South Africa has been a global example of freedom and equality since it ended apartheid two decades ago. But, with a new proposed law that will curtail the right to government information, that freedom is in jeopardy.

CAPE TOWN – Accurate information is the oxygen that keeps democracy breathing. It is the key to ensuring a government’s probity, and to monitoring its relations with the large corporations that drive modern economies. Without accurate information, a country’s citizens are at the mercy of whatever potentially corrupt group happens to be controlling public agencies and making and enforcing the law.

Millions of South Africans suffered the consequences of a lack of information – and considerable disinformation – during the secretive apartheid era. But the country learned from that experience. South Africa’s post-apartheid constitution guarantees the right to public-sector information and, in many cases, private business information as well.
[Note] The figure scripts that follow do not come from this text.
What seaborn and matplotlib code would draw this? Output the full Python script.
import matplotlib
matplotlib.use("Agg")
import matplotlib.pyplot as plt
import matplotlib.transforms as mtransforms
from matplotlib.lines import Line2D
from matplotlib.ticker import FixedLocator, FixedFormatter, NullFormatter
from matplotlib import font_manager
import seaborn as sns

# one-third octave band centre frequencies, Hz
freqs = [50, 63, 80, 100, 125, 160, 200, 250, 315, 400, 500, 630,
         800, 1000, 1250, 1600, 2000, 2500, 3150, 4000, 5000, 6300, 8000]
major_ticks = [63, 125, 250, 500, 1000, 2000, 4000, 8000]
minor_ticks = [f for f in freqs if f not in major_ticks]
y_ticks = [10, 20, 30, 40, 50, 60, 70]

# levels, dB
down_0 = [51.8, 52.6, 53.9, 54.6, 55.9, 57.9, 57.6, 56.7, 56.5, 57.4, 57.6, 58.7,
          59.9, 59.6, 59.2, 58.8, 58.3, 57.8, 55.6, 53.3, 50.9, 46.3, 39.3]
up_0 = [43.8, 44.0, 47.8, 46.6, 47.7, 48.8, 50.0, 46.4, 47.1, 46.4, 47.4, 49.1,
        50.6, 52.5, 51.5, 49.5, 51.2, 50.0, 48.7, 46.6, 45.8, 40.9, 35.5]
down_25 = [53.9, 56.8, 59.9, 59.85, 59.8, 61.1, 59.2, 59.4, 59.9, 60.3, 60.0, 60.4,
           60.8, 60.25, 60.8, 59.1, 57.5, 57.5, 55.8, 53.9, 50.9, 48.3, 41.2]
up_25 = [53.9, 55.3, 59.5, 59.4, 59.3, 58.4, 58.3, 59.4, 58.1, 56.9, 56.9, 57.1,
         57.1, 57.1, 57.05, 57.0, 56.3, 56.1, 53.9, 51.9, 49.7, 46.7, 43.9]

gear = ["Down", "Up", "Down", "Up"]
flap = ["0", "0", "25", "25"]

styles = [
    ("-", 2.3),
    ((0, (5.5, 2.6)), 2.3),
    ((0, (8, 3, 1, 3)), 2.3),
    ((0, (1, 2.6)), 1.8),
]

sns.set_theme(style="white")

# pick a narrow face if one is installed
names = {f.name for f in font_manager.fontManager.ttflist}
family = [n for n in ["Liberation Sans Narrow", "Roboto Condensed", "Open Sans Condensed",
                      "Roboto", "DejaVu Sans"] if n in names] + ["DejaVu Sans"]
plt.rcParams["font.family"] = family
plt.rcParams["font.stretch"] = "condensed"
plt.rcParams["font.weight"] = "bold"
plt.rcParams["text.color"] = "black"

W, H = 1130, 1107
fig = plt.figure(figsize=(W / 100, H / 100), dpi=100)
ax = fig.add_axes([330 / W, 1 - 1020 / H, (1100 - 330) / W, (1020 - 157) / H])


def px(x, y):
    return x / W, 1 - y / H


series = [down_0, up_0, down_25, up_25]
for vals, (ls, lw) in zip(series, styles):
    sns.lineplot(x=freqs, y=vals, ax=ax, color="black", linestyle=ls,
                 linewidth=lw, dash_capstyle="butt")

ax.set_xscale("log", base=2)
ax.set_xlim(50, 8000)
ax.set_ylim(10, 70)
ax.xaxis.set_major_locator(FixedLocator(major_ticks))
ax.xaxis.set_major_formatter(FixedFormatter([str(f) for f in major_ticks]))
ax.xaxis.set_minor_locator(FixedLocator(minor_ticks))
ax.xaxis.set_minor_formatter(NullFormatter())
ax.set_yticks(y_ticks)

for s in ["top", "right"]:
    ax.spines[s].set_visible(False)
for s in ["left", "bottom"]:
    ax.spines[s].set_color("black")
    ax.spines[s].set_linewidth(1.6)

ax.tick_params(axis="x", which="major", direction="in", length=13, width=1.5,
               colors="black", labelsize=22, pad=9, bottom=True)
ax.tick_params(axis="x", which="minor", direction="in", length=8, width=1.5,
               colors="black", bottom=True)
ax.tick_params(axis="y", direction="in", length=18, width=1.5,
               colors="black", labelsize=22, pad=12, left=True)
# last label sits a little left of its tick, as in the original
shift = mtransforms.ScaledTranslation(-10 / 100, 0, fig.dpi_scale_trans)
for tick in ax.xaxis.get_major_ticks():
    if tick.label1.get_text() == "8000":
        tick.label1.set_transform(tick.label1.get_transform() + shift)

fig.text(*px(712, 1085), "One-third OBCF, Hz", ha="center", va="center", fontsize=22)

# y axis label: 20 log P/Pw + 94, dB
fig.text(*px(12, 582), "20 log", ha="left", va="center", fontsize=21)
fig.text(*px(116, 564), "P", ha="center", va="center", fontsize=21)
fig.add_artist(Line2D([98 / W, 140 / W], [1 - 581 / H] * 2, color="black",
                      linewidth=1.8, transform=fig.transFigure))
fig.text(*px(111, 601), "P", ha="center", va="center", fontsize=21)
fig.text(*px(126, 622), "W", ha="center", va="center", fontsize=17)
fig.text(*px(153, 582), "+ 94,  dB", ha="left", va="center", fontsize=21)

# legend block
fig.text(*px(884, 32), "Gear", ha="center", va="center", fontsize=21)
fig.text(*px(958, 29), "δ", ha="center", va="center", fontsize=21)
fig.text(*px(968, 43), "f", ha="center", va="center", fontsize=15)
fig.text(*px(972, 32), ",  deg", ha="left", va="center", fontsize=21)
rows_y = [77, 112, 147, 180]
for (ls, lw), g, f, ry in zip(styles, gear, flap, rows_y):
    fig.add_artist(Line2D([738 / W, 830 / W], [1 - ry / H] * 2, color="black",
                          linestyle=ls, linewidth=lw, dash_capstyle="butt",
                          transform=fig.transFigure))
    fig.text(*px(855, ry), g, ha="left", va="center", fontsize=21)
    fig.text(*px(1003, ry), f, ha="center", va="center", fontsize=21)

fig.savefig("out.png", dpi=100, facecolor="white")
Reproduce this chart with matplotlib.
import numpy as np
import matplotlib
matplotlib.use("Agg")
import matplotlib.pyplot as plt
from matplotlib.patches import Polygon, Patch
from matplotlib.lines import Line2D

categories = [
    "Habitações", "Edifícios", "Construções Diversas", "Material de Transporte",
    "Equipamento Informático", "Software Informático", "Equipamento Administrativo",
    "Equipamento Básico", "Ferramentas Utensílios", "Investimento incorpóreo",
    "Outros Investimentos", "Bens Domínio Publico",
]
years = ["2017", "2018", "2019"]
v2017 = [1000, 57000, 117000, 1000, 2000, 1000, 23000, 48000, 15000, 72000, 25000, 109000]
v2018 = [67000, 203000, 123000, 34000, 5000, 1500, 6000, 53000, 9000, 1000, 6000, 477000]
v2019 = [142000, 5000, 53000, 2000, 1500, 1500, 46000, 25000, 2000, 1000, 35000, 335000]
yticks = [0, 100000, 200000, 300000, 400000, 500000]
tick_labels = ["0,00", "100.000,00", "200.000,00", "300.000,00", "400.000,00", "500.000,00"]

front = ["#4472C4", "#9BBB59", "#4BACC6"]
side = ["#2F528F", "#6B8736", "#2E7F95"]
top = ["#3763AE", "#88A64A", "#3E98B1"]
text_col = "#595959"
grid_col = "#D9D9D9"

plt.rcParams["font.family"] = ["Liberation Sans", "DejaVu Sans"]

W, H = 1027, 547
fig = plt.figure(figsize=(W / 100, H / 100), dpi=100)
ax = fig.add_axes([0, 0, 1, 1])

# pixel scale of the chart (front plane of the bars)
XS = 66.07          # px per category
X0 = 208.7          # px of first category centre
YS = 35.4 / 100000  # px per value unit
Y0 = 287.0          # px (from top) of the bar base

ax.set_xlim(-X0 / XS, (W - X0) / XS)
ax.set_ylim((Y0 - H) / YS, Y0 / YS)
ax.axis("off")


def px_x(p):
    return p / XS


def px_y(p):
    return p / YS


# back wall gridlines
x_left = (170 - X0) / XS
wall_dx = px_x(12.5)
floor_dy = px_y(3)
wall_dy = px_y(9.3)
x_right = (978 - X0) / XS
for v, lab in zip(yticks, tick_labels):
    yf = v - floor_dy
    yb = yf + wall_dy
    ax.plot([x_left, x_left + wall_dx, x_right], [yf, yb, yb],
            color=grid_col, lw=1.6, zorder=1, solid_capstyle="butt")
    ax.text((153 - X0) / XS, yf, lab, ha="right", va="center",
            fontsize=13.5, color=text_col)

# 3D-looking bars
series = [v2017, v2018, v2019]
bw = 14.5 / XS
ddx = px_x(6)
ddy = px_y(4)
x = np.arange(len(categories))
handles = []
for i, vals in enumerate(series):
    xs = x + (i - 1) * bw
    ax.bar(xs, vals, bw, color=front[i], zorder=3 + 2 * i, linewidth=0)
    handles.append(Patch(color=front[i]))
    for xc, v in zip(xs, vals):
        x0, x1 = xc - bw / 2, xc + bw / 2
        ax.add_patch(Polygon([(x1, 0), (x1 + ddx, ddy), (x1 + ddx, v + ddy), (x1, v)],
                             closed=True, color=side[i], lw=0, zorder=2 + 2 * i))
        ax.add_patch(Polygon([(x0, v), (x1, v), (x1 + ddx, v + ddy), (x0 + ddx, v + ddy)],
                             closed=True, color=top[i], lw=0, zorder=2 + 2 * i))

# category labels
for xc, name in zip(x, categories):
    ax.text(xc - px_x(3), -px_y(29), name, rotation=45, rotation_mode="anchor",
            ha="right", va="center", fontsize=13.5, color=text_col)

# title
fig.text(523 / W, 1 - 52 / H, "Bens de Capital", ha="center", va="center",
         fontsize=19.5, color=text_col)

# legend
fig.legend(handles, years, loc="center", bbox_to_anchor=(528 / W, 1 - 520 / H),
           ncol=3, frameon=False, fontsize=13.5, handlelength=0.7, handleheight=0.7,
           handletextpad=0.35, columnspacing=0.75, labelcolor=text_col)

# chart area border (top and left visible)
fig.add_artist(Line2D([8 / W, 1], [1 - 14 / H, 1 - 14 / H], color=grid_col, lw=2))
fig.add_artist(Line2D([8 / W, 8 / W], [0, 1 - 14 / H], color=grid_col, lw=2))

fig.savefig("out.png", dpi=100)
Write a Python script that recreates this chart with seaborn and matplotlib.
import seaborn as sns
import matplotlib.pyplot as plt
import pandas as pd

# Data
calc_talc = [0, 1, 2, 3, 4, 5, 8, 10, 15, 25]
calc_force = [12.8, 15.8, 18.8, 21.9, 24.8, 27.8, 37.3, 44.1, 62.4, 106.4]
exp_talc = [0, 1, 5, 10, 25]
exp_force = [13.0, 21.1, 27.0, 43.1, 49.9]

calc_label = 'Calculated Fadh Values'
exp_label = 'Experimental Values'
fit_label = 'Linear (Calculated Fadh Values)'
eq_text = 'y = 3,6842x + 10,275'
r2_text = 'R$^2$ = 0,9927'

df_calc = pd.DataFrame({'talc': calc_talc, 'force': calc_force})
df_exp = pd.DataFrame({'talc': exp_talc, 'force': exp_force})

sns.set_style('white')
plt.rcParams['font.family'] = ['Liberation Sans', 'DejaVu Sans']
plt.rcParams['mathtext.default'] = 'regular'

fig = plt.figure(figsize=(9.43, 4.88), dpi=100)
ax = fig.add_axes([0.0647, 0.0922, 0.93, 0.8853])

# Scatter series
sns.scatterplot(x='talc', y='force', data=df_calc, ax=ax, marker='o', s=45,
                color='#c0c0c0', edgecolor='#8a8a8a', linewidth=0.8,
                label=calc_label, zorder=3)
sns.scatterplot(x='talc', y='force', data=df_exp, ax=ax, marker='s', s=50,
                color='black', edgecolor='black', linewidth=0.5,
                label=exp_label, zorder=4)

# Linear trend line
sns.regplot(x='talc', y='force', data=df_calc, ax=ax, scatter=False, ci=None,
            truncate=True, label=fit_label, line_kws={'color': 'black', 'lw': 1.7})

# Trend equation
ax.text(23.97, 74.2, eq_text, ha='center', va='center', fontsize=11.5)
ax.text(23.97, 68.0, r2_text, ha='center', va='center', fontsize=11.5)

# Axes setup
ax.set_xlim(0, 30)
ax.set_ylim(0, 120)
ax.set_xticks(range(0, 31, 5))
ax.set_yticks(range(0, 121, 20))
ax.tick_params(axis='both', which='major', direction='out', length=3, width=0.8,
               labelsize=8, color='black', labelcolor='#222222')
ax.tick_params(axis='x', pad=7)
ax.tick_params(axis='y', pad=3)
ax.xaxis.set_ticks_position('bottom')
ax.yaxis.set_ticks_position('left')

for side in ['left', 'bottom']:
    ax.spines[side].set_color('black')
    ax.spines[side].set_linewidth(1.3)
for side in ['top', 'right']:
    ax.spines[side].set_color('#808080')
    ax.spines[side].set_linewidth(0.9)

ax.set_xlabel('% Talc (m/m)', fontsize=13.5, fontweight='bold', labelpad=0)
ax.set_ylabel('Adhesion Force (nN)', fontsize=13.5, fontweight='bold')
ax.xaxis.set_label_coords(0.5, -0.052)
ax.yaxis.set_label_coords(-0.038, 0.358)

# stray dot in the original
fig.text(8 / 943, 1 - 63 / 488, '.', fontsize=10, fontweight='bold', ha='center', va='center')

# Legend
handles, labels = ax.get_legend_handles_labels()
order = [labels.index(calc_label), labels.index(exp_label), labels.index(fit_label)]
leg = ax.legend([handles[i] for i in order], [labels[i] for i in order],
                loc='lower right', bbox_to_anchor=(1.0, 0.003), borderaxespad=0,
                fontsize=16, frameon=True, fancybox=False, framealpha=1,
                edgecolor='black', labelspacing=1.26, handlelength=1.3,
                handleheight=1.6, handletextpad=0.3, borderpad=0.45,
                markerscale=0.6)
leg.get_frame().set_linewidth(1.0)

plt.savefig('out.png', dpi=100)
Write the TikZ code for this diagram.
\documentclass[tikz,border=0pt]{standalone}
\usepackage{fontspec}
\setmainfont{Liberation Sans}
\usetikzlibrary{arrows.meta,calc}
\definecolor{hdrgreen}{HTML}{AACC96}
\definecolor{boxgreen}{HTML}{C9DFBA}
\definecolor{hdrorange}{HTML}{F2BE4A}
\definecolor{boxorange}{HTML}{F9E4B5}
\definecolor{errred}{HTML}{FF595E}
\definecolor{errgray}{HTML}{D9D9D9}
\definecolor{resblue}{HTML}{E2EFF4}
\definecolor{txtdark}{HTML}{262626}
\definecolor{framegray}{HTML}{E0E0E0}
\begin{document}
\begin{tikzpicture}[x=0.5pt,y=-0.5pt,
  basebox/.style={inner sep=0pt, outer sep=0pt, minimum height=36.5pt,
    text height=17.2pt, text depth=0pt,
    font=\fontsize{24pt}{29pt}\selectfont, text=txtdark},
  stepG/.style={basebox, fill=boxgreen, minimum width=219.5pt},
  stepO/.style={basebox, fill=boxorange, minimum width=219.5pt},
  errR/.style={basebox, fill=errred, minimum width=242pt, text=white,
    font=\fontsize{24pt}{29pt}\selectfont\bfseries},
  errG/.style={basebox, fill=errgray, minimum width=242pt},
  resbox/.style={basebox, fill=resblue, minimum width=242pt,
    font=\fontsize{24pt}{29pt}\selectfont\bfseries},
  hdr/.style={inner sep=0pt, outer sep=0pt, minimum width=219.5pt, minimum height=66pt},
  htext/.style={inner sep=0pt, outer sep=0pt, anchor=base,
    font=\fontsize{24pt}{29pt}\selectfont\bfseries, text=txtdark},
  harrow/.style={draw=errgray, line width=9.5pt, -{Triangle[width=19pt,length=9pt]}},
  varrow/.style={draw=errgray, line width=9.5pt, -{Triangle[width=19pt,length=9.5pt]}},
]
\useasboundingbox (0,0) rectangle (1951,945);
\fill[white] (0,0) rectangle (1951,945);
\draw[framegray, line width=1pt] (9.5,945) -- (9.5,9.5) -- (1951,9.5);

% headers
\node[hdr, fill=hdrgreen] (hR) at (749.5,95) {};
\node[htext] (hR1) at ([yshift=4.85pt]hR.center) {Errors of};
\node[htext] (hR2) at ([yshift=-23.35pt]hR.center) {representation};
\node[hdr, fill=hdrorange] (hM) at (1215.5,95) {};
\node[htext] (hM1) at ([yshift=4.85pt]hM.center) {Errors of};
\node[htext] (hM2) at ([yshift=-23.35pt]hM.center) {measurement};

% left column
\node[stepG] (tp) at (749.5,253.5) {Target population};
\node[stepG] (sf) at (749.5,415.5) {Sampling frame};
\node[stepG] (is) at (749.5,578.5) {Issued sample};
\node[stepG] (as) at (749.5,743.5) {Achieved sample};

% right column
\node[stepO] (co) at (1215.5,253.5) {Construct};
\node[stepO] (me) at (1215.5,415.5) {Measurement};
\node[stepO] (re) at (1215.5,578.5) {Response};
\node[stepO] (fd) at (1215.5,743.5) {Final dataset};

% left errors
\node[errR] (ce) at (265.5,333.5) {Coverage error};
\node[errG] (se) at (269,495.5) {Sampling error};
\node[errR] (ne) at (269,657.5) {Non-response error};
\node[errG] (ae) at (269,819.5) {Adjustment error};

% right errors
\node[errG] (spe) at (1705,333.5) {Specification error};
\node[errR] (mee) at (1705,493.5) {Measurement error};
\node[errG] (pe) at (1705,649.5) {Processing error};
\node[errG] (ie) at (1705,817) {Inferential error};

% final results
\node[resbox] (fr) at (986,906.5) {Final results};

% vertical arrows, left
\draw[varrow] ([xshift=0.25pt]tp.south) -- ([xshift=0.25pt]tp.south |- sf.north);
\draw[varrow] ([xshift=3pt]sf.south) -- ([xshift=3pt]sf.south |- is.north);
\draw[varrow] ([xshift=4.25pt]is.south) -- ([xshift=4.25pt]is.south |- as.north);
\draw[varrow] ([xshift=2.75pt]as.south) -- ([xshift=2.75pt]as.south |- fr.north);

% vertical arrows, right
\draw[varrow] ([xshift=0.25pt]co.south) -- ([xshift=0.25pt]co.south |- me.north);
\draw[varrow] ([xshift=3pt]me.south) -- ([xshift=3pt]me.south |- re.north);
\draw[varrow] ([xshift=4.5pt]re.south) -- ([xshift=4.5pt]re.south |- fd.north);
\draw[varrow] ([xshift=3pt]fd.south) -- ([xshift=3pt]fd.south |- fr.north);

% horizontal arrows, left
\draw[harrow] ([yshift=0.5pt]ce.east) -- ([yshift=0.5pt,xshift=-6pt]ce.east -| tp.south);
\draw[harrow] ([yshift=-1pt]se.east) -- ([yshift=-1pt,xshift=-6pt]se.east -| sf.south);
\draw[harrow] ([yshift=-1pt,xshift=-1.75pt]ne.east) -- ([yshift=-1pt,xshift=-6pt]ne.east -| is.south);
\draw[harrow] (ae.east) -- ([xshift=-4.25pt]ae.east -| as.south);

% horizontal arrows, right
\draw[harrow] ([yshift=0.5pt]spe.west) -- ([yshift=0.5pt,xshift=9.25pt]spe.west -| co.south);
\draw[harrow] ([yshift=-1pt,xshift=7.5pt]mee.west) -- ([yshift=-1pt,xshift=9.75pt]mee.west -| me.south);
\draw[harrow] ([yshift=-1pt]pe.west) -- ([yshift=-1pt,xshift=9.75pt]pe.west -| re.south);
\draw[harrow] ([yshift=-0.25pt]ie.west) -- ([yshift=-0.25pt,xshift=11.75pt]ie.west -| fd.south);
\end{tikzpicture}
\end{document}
South Africa adopted a freedom of information law in 2000, five years before the United Kingdom did.

Now, however, the right to information in South Africa is in jeopardy. In late November, the parliament’s lower house, led by the majority African National Congress (ANC), overwhelmingly approved a new law – the “Protection of State Information Bill” – whose adoption would shield the country’s most-powerful political and business elites from public scrutiny. South Africa’s Nobel Prize-winning novelist and anti-apartheid activist Nadine Gordimer has likened the bill to apartheid legislation.